По природе я уверенный в себе человек, но ходить с неработающим членом и не знать, когда это закончится, значит подвергать самооценку серьезному испытанию.
Я уже счет потерял медицинским спецам, которые за последний месяц тыкали в мои яйца и мяли их; разумеется, никакого удовольствия мне это не доставляло.
После операции я оклемался быстро. Проблема была в другом: каждая эрекция сопровождалась чудовищной, обжигающей болью.
Это знание досталось мне очень тяжело. Все случилось в одну из суббот, после сраного порномарафона, в результате которого меня отвезли в неотложку.

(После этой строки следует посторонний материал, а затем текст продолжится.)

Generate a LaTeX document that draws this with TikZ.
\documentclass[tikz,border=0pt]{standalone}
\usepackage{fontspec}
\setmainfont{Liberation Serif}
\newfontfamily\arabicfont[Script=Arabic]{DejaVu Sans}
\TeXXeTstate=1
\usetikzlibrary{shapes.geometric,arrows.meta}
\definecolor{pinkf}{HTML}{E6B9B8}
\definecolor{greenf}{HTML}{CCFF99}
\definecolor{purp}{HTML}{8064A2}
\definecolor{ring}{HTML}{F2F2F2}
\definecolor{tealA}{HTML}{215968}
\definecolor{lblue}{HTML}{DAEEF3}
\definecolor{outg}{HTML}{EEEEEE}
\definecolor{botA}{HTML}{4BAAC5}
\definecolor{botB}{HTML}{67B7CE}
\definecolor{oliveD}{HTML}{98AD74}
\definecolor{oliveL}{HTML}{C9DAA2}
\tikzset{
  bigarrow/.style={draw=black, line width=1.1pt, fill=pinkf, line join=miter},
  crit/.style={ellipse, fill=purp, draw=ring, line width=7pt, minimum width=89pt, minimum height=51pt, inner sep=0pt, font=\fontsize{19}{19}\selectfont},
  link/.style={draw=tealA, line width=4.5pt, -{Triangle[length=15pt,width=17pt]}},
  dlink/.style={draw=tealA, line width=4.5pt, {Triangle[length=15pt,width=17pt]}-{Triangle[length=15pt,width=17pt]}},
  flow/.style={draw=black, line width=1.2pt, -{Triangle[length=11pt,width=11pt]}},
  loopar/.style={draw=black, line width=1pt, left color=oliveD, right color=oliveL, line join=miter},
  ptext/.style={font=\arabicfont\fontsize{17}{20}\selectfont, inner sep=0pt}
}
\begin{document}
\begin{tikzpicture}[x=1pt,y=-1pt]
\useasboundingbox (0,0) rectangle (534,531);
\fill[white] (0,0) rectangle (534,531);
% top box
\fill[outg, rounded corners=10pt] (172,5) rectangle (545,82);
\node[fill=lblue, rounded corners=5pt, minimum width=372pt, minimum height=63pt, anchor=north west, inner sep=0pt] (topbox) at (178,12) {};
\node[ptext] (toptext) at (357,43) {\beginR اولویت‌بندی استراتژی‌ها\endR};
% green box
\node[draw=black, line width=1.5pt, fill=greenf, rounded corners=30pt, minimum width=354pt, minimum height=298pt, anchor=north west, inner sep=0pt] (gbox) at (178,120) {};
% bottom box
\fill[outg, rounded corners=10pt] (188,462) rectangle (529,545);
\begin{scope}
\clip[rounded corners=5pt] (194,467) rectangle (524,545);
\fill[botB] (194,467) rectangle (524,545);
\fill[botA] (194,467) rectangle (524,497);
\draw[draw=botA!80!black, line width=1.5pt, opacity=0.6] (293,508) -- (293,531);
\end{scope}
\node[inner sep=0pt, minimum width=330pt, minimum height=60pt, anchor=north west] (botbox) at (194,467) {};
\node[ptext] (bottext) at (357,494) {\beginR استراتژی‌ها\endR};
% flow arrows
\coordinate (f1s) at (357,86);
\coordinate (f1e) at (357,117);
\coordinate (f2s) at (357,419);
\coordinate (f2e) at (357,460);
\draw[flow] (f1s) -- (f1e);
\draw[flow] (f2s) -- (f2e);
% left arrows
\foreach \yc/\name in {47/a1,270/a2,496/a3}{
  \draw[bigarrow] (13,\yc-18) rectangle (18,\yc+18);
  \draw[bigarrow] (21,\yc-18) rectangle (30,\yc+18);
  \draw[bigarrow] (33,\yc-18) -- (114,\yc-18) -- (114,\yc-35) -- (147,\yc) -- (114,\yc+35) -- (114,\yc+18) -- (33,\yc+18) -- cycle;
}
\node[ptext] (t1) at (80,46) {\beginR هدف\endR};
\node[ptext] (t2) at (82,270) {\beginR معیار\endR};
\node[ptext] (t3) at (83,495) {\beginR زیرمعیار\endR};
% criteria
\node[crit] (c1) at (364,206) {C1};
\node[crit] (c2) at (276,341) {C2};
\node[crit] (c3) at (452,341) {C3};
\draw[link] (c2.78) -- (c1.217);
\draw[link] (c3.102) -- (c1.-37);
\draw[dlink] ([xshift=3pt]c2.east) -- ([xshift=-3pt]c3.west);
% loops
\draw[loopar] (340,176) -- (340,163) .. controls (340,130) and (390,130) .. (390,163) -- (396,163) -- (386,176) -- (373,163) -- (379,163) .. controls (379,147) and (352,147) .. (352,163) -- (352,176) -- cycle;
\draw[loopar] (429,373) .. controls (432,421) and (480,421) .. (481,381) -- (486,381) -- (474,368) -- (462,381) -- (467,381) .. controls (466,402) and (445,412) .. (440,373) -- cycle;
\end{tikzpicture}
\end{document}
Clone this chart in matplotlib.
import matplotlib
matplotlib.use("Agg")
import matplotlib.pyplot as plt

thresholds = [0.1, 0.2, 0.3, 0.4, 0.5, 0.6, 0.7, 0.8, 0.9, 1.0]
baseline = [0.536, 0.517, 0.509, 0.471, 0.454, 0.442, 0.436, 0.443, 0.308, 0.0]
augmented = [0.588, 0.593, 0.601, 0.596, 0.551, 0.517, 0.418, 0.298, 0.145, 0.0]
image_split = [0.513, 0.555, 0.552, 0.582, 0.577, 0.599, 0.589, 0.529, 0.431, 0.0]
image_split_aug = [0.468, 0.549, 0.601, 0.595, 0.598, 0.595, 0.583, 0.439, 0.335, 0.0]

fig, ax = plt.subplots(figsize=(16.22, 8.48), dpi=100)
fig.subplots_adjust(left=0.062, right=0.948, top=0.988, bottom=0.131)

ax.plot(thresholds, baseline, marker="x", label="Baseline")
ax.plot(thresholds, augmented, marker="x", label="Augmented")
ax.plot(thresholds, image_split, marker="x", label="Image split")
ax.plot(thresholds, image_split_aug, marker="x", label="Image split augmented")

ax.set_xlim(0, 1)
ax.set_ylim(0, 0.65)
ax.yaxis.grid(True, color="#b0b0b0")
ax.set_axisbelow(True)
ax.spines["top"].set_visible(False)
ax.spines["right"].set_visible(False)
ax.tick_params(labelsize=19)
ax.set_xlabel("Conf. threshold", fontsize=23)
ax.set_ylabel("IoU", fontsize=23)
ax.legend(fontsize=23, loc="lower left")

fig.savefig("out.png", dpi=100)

Та еще поездочка.
Было это накануне Дня святого Стефана[18], через десять дней после операции. С самого утра я скулил от жалости к самому себе. А парни без конца слали мне эсэмэски и спрашивали, приду ли я в паб. Поэтому, улегшись в кровать, я включил порнуху, чтоб утешиться.
От голых сисек актрисы мой член пробудился.
Чувствуя легкий дискомфорт, я тем не менее порадовался, что он сохранил работоспособность, и начал дрочить, стараясь не касаться швов в паху.
Двух минут хватило, чтобы понять, какую жуткую ошибку я совершил.
Жуть началась перед самым оргазмом.
Яйца сжались, как всегда бывало, когда кровь устремлялась к головке пениса, однако мышцы бедер и паха свело судорогой, и не в хорошем смысле.
По телу разлилась жгучая боль, такая сильная, что я издал дикий крик и выблевал содержимое желудка прямо на постельное белье.
Такой боли я не испытывал никогда в жизни.
Единственный способ это описать — как будто меня без конца лупили по яйцам и одновременно тыкали в член раскаленным прутом.
А на экране актриса с силиконовой грудью уже громко вопила: «Глубже! Сильнее!» — ее вопли возбуждали и лишали всех шансов избавиться от стояка.
Я рухнул с кровати и на четвереньках пополз к телевизору с намерением заехать кулаком по экрану.
И тут в комнату ворвалась мама.
Кончилось тем, что ей пришлось помогать мне одеться, и в процессе, понятно, мне досталось и за стояк, и за порнуху. Потом она отвезла меня в больницу, где врачиха отчитала за «вред, причиненный самоудовлетворением».